* Work to do *
Each line of the data that includes the string "chart" is to be copied out.

* Data entries *
::::::::
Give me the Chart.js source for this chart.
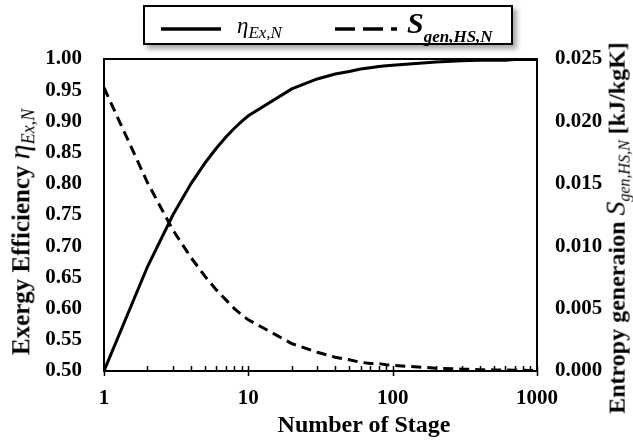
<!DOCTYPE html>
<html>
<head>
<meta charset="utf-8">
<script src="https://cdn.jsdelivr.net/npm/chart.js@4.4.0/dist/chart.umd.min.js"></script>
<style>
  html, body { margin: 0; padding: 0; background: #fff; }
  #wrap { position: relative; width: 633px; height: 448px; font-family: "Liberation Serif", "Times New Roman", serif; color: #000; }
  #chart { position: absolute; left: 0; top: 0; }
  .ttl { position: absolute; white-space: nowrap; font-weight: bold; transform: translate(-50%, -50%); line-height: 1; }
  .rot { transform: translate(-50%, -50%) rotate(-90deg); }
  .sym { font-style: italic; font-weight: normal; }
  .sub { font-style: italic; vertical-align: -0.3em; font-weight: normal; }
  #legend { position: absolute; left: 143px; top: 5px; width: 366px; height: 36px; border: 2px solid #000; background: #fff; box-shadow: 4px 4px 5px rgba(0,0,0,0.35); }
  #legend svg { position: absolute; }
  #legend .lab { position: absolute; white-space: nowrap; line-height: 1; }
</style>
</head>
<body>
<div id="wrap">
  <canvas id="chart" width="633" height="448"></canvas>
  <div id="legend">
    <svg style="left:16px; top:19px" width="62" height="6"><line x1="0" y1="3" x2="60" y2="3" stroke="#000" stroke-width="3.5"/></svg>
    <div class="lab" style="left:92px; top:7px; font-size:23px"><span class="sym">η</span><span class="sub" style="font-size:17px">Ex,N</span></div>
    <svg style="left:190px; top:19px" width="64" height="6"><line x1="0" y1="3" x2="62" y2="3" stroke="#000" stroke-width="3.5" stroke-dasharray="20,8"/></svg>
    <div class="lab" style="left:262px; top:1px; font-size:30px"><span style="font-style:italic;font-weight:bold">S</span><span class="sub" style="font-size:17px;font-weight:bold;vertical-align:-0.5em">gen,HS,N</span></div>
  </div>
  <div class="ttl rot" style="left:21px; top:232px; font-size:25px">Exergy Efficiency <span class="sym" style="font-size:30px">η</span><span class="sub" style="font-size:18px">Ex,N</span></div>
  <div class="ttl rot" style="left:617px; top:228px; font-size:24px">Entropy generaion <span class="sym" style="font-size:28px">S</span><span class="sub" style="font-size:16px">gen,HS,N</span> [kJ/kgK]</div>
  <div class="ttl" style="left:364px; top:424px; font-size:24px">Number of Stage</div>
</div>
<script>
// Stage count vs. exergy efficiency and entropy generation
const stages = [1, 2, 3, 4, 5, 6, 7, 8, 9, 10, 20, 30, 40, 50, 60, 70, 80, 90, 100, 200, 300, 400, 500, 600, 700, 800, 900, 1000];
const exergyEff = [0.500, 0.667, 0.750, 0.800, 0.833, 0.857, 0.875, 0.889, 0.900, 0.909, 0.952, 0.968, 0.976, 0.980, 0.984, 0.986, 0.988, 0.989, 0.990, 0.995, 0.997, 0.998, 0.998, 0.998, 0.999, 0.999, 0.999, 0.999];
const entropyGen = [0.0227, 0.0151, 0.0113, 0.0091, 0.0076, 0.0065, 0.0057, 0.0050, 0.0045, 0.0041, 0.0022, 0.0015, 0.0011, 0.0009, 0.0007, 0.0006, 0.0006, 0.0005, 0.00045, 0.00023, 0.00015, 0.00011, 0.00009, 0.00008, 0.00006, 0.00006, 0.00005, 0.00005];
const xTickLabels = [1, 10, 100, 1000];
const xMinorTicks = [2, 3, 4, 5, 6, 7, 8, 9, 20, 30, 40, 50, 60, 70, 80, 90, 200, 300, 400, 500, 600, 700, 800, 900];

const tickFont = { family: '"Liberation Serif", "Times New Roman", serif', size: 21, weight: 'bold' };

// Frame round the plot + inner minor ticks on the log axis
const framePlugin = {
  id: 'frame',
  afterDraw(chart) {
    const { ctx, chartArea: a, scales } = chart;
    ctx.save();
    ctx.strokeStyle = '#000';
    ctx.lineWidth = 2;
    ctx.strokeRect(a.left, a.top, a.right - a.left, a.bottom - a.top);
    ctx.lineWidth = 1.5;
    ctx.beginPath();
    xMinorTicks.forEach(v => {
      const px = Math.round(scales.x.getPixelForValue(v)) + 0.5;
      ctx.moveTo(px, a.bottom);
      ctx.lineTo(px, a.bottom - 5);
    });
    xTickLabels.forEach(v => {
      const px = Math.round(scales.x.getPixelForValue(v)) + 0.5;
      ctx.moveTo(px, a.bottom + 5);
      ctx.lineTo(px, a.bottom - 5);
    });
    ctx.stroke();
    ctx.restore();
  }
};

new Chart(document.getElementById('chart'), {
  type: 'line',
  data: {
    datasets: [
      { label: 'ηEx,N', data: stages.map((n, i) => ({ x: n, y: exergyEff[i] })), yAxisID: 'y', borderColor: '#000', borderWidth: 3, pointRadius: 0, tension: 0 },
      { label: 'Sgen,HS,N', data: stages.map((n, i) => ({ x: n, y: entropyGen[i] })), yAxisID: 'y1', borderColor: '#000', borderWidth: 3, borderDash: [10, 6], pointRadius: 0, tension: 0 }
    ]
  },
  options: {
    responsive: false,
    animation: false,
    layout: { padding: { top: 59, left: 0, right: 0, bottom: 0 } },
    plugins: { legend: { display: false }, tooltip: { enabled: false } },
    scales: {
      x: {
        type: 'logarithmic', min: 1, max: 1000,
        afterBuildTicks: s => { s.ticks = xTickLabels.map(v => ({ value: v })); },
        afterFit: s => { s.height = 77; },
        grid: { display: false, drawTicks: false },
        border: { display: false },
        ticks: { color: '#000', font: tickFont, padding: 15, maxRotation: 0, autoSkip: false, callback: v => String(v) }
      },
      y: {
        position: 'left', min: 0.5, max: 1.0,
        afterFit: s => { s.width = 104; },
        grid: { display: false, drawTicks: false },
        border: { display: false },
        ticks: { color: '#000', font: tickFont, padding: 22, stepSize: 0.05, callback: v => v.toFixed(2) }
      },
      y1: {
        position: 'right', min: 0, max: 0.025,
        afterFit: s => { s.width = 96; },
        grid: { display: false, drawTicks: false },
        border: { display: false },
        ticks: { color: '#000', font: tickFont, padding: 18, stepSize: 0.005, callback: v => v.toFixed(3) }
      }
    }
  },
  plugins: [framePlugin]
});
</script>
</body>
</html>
::::::::
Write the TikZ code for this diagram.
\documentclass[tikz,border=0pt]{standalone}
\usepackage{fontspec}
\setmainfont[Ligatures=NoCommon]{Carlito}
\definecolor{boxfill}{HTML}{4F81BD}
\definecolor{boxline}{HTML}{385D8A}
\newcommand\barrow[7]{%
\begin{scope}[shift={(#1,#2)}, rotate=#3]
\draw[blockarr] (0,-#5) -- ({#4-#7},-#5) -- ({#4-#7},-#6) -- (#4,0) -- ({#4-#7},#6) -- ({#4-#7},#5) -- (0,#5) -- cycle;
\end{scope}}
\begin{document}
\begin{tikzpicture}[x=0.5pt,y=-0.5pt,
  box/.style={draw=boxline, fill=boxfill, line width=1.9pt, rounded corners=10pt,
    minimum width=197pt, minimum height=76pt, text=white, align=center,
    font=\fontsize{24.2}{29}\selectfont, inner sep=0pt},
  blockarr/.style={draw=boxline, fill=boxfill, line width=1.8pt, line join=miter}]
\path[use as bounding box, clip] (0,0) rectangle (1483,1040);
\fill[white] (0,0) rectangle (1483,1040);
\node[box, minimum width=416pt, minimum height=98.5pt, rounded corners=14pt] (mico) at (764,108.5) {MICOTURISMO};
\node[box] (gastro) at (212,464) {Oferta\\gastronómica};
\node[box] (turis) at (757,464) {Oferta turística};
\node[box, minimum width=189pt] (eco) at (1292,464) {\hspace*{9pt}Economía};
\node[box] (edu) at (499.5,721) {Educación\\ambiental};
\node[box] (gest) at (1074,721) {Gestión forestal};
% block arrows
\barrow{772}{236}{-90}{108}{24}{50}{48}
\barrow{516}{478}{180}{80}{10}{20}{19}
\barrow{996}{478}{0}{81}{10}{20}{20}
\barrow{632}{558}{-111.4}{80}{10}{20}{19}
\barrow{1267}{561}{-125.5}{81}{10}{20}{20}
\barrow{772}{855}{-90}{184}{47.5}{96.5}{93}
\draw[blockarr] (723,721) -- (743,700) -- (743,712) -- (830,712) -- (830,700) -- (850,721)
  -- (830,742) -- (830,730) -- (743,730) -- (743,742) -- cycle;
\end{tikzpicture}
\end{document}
::::::::
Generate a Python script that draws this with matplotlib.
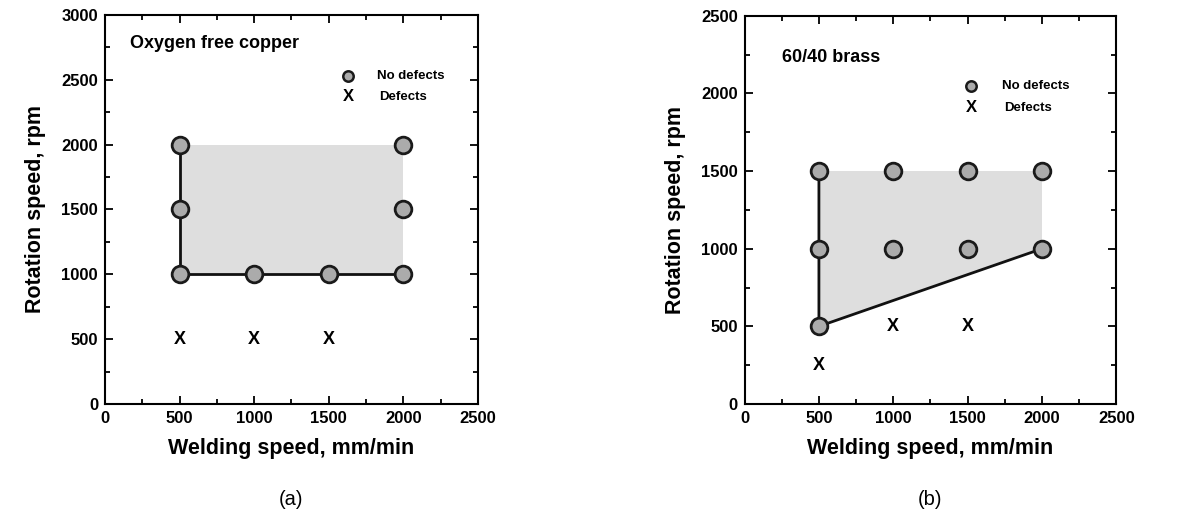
::::::::
* Result for this task *
Give me the Chart.js source for this chart.
<script src="https://cdn.jsdelivr.net/npm/chart.js@4.4.0/dist/chart.umd.min.js"></script>
  #chart { position: absolute; left: 0; top: 0; }
  <canvas id="chart" width="633" height="448"></canvas>
  afterDraw(chart) {
    const { ctx, chartArea: a, scales } = chart;
new Chart(document.getElementById('chart'), {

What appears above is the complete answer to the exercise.